My favorite way to test is with another pair of polarized glasses.
 
A polarization test is very simple - find yourself any LCD screen, like the computer screen you're looking at right now. Hold the glasses (or lenses, if not mounted) in front of you so you can see the screen through them. Start rotating them clockwise / counter-clockwise. If they're polarized, at some point the screen through the lenses will darken and then block out completely. If there's no change, not polarized.

LCD screens are polarized already. When you do this test, you're lining up the orientation of your polarization with the polarized image coming from the screen, blocking it out.
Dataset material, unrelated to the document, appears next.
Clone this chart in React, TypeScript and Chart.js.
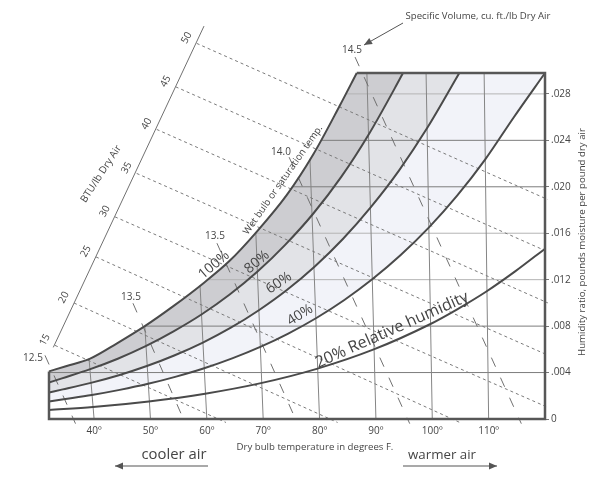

This is why sometimes you can't see LCDs when wearing polar glasses - the default polar orientation of those LCDs matches what it blocked by your shades...
 
BTW if you do that test and each lens blocks the LCD at different times / angles, then that means your lenses don't have matching polarization orientation, which is not good. That shouldn't happen with Oaks, unless it's a clumsy custom cut job.
 
LCD screens are polarized already. When you do this test, you're lining up the orientation of your polarization with the polarized image coming from the screen, blocking it out. This is why sometimes you can't see LCDs when wearing polar glasses - the default polar orientation of those LCDs matches what it blocked by your shades...
Technically they're aligned 90 degrees out of phase.

And there's also the all-too-fun circular polarizing filters.
 
So I'm not sure what to do at this point. She wants the style (she had the style before until they got lost) but she's upset they're not polarized.
 

You take an awesome pair of polarized Oakleys (easy to find because they're all awesome) and wear them. Then you hold the other glasses up to the sun as if you were putting them on your face. You turn them 90 degrees each way. You should see a significant decrease in transparency, to the point that it's completely blacked out.